While the US government is giving ISPs free rein to track their customers’ Internet usage for purposes of serving personalized advertisements, some Internet users are determined to fill their browsing history with junk so ISPs can’t discover their real browsing habits.
Scripts and browser extensions might be able to fill your Web history with random searches and site visits. But will this actually fool an ISP that scans your Web traffic and shares it with advertising networks?
Electronic Frontier Foundation Senior Staff Technologist Jeremy Gillula is skeptical but hopes he’s wrong. “I’d love to be proven wrong about this,” he told Ars. “I’d want to see solid research showing how well such a noise-creation system works on a large scale before I trust it.”
Steve Smith of Cambridge, Massachusetts contacted Ars and Gillula after our recent article about how the US Senate vote to eliminate ISP privacy rules affects users and what Internet users can do to hide their browsing history. He’s a subscriber to this browser pollution approach.
“Perhaps more constructively than using a VPN or Tor, fill up your monthly bandwidth allotment with data pollution,” Smith wrote to us. “You’re already paying for the bandwidth, so use it all if your ISP is going to sell your private data. This has the dual benefits of obscuring your actual browsing habits, and, if enough people adopt this practice, discouraging ISPs from selling private data.
“I’ve written a Python class to do this for my household—it crawls for links it finds using random word searches—and have shared the code,” he continued. Smith’s code is available on GitHub. Internet users often have to worry about data caps, but Smith set the default rate to use 50GB a month, or about five percent of a 1TB data cap.
Smith’s “ISP Data Pollution” project isn’t the only such effort. For instance, there’s a project called “RuinMyHistory” that opens a popup window that cycles through different websites and a browser plugin called Noiszy designed to “create meaningless Web data” by visiting various websites.
Browsing data sensitive even if surrounded by noise
A big challenge for attempts to pollute browsing history is that computers are extremely good at finding patterns, even when the data you want to hide is surrounded by a huge number of random data points. This is the kind of problem that “big data” systems are built to solve.
Gillula believes that data pollution systems may not be sophisticated enough to fool ISPs.
“In the end, it turns into a game of statistical cat-and-mouse between you and your ISP: Can they figure out how to separate the signal from the noise?” Gillula wrote in the e-mail thread with Ars and Smith. “I think ISPs will have a lot more resources (money and smart engineers who will be paid a lot) to try to figure out how to do that—way more resources than any individual or small open source project will.”

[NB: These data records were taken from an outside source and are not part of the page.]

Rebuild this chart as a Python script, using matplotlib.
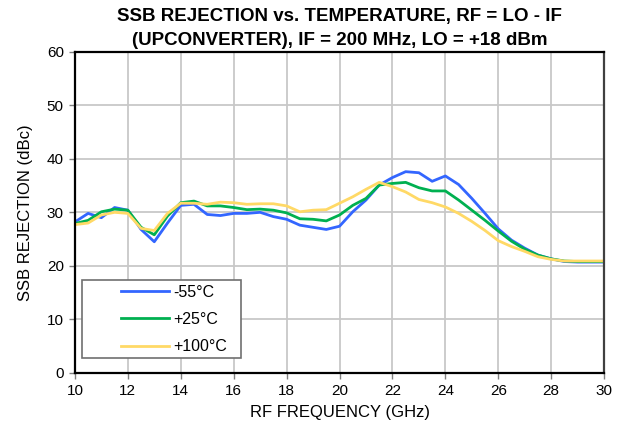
import numpy as np
import matplotlib.pyplot as plt
from matplotlib.patches import Rectangle

plt.rcParams['font.family'] = ['Liberation Sans', 'DejaVu Sans']

# ------------------------------------------------------------
# Данные
# ------------------------------------------------------------
rf_freq = np.arange(10.0, 30.01, 0.5)

ssb_m55 = [28.2, 29.8, 29.0, 30.9, 30.4, 26.8, 24.5, 28.0, 31.3, 31.5,
           29.6, 29.4, 29.8, 29.8, 30.0, 29.2, 28.7, 27.6, 27.2, 26.8,
           27.4, 30.1, 32.3, 35.1, 36.5, 37.6, 37.4, 35.8, 36.8, 35.2,
           32.6, 29.8, 26.9, 24.8, 23.3, 22.0, 21.3, 20.8, 20.7, 20.7,
           20.7]

ssb_p25 = [27.9, 28.5, 30.1, 30.6, 30.4, 27.2, 25.8, 29.3, 31.8, 32.1,
           31.2, 31.2, 30.9, 30.5, 30.6, 30.4, 29.9, 28.8, 28.7, 28.4,
           29.5, 31.3, 32.6, 35.1, 35.4, 35.6, 34.6, 34.0, 34.0, 32.3,
           30.4, 28.5, 26.5, 24.6, 23.1, 22.0, 21.3, 20.9, 20.8, 20.8,
           20.8]

ssb_p100 = [27.7, 28.0, 29.5, 30.0, 29.8, 27.0, 26.6, 29.8, 31.7, 31.7,
            31.5, 31.9, 31.8, 31.5, 31.6, 31.6, 31.2, 30.1, 30.4, 30.5,
            31.7, 32.9, 34.3, 35.6, 34.8, 33.8, 32.4, 31.8, 31.0, 29.8,
            28.3, 26.6, 24.7, 23.6, 22.7, 21.7, 21.2, 20.9, 20.9, 20.9,
            20.9]

labels = ["-55°C", "+25°C", "+100°C"]
colors = ["#3366FF", "#00B050", "#FFD966"]

x_ticks = list(range(10, 31, 2))
y_ticks = list(range(0, 61, 10))

# ------------------------------------------------------------
# График
# ------------------------------------------------------------
fig = plt.figure(figsize=(6.19, 4.32), dpi=100)
ax = fig.add_axes([0.121, 0.137, 0.855, 0.743])

for series, label, color in zip([ssb_m55, ssb_p25, ssb_p100], labels, colors):
    ax.plot(rf_freq, series, color=color, linewidth=2.0, label=label)

ax.set_xlim(10, 30)
ax.set_ylim(0, 60)
ax.set_xticks(x_ticks)
ax.set_yticks(y_ticks)
ax.grid(True, color="#C8C8C8", linewidth=1.3)
ax.set_axisbelow(True)

for side in ["left", "bottom", "top"]:
    ax.spines[side].set_color("black")
    ax.spines[side].set_linewidth(1.6)
ax.spines["right"].set_color("#404040")
ax.spines["right"].set_linewidth(1.6)

ax.tick_params(axis="both", direction="out", length=4, width=1,
               color="#808080", labelsize=11, pad=4)

ax.set_xlabel("RF FREQUENCY (GHz)", fontsize=12, labelpad=5)
ax.set_ylabel("SSB REJECTION (dBc)", fontsize=12, labelpad=10)
ax.set_title("SSB REJECTION vs. TEMPERATURE, RF = LO - IF\n"
             "(UPCONVERTER), IF = 200 MHz, LO = +18 dBm",
             fontsize=13.5, fontweight="bold", linespacing=1.5, pad=5)

# рамка легенды отдельно, записи легенды без рамки внутри неё
legend_box = Rectangle((0.013, 0.047), 0.30, 0.243, transform=ax.transAxes,
                       facecolor="white", edgecolor="#707070", linewidth=1.2,
                       zorder=4)
ax.add_patch(legend_box)

leg = ax.legend(loc="center left", bbox_to_anchor=(0.087, 0.166),
                borderaxespad=0, borderpad=0, frameon=False, fontsize=11.5,
                handlelength=3.0, handletextpad=0.3, labelspacing=0.77)
leg.set_zorder(5)

plt.savefig("out.png", dpi=100)
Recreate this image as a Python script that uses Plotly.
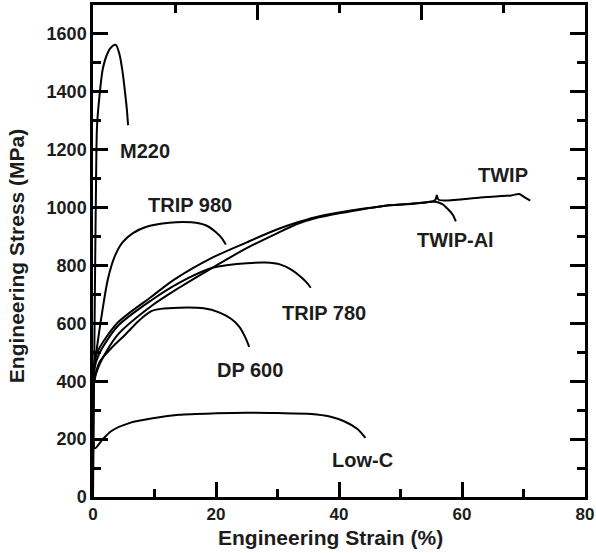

Browser noise also doesn’t eliminate the existence of sensitive browsing.
“Some information is sensitive even if it’s surrounded by noise,” Gillula wrote. “Imagine if hackers targeted your ISP, your browsing history was leaked, and it showed you visiting specific controversial websites (Democratic websites when you live in a Republican town or vice versa, or maybe looking for a divorce lawyer). Even if that was surrounded by noise, it would be very hard to get the sort of noise that would give you plausible deniability.”
This type of browser pollution system “might work for a bit,” but “if it becomes widespread then ISPs will start throwing resources at solving it,” Gillula wrote.